BEGIN GIVEN DATA
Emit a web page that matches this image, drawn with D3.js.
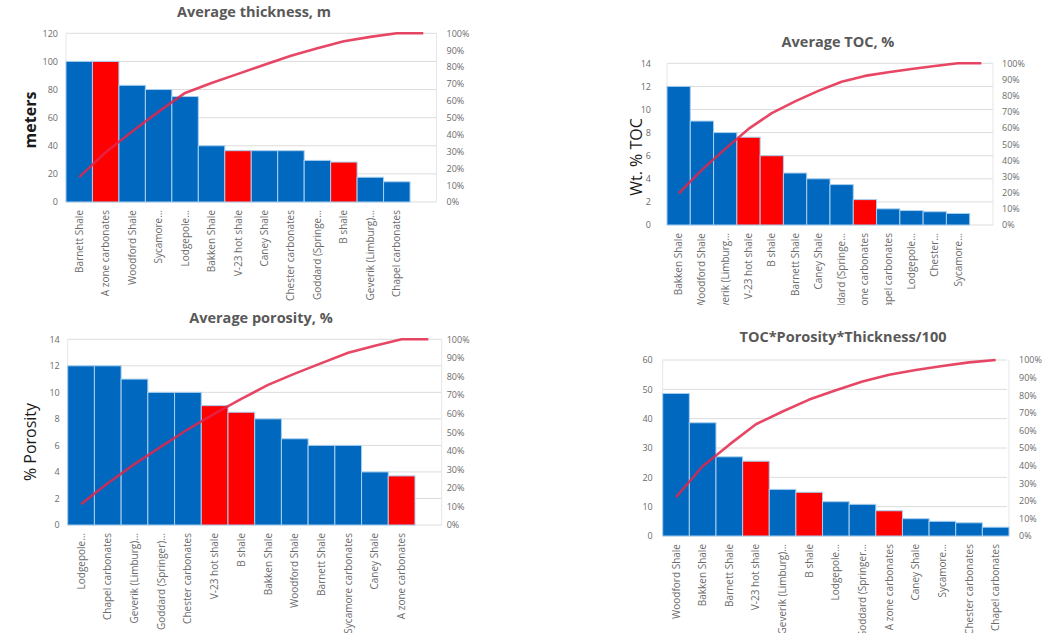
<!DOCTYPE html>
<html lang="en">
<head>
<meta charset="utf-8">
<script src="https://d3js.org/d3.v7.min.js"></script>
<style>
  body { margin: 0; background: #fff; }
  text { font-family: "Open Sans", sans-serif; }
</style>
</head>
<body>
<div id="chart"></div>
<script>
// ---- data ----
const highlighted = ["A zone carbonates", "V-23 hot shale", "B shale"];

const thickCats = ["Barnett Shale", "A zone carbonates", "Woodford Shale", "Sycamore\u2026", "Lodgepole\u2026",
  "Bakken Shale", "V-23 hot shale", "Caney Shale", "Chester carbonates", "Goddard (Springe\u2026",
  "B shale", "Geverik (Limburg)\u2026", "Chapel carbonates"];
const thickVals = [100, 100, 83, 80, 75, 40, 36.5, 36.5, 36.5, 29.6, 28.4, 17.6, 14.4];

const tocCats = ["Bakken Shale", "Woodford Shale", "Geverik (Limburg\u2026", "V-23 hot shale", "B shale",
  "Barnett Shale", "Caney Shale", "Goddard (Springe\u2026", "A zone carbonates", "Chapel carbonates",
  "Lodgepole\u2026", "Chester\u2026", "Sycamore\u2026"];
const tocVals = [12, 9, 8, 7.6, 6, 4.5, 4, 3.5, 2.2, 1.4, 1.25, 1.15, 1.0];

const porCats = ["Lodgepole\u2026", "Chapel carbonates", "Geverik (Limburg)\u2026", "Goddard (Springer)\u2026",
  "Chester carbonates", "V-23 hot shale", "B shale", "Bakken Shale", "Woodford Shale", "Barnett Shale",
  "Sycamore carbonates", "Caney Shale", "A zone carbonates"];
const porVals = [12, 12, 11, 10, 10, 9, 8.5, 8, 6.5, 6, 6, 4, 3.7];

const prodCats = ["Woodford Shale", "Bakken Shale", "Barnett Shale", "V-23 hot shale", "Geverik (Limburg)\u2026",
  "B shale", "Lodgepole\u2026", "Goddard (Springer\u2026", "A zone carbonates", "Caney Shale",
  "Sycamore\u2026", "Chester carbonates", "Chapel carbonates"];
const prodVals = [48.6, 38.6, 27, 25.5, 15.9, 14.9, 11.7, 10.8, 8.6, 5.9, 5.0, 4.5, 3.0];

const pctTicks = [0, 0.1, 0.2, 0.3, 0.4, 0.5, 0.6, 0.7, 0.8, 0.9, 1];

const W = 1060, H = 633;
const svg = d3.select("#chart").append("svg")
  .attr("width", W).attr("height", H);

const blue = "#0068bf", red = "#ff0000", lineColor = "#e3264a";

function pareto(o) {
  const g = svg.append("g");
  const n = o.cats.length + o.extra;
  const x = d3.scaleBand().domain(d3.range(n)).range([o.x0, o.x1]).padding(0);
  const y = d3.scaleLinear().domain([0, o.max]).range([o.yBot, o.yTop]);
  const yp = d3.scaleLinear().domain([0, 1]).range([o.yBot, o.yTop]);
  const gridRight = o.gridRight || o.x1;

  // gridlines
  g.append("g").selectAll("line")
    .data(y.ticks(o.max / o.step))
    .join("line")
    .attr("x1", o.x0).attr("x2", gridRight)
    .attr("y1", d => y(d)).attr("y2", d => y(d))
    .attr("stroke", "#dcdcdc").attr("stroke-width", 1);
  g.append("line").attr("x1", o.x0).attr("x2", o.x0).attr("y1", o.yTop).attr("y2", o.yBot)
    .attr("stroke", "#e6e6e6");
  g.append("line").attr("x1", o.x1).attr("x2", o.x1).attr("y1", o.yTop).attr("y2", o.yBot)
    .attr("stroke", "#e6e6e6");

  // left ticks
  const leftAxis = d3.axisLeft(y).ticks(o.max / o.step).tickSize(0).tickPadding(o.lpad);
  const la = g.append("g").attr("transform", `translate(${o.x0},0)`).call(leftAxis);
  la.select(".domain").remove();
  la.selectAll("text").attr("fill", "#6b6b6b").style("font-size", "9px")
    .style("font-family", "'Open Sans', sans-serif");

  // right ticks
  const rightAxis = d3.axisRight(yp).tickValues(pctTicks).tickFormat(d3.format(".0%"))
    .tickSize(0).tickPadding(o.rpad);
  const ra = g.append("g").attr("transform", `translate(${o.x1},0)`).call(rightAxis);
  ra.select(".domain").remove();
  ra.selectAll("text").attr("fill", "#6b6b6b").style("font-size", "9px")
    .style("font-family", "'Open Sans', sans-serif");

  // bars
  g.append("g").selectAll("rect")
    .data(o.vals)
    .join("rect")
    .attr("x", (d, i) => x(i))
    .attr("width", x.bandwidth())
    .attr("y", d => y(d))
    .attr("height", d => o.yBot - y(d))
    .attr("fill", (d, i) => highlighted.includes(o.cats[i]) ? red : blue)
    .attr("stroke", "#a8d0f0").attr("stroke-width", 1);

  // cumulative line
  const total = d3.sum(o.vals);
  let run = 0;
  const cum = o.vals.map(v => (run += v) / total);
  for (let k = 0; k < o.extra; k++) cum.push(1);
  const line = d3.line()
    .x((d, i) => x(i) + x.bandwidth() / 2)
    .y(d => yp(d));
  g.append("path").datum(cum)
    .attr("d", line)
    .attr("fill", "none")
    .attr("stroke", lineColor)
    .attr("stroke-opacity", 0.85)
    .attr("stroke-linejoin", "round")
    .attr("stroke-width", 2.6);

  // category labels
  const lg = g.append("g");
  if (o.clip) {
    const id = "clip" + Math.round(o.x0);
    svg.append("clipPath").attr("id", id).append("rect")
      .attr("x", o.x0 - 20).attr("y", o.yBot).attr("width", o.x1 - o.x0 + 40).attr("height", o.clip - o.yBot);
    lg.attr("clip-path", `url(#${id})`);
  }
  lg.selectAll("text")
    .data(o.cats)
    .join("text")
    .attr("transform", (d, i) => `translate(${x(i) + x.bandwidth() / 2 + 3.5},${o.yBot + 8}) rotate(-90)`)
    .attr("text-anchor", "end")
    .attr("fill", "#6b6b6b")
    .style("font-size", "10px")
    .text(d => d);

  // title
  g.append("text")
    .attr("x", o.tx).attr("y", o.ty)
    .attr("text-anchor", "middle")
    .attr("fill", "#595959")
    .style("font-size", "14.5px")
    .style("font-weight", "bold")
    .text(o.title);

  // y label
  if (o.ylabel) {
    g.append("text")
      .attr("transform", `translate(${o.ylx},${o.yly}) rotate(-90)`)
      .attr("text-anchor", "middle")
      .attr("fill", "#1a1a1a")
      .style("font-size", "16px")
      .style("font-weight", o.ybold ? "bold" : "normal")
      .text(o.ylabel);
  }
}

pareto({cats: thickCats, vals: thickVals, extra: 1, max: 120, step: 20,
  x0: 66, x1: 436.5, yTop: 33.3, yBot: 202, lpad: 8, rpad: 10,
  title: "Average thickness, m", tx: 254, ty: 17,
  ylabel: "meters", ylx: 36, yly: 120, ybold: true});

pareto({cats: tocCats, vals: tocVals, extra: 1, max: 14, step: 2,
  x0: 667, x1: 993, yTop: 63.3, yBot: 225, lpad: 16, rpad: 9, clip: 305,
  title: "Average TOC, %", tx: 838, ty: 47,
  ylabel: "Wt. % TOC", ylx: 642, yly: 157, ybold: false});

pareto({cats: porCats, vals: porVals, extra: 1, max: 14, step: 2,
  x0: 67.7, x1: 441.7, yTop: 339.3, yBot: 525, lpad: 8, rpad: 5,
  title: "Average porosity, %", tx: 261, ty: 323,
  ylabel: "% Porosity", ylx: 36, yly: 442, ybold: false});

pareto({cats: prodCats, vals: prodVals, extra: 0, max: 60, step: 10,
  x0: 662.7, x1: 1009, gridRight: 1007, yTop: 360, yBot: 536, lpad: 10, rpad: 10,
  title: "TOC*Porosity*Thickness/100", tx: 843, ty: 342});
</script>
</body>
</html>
END GIVEN DATA
#### YOUR GOAL:
Reproduce only the lines from the beginning of the data through the line that contains "1.25, 1.15, 1.0];", both included, and please drop the pictures.

#### CORRECT RESPONSE:
Emit a web page that matches this image, drawn with D3.js.
<!DOCTYPE html>
<html lang="en">
<head>
<meta charset="utf-8">
<script src="https://d3js.org/d3.v7.min.js"></script>
<style>
  body { margin: 0; background: #fff; }
  text { font-family: "Open Sans", sans-serif; }
</style>
</head>
<body>
<div id="chart"></div>
<script>
// ---- data ----
const highlighted = ["A zone carbonates", "V-23 hot shale", "B shale"];

const thickCats = ["Barnett Shale", "A zone carbonates", "Woodford Shale", "Sycamore\u2026", "Lodgepole\u2026",
  "Bakken Shale", "V-23 hot shale", "Caney Shale", "Chester carbonates", "Goddard (Springe\u2026",
  "B shale", "Geverik (Limburg)\u2026", "Chapel carbonates"];
const thickVals = [100, 100, 83, 80, 75, 40, 36.5, 36.5, 36.5, 29.6, 28.4, 17.6, 14.4];

const tocCats = ["Bakken Shale", "Woodford Shale", "Geverik (Limburg\u2026", "V-23 hot shale", "B shale",
  "Barnett Shale", "Caney Shale", "Goddard (Springe\u2026", "A zone carbonates", "Chapel carbonates",
  "Lodgepole\u2026", "Chester\u2026", "Sycamore\u2026"];
const tocVals = [12, 9, 8, 7.6, 6, 4.5, 4, 3.5, 2.2, 1.4, 1.25, 1.15, 1.0];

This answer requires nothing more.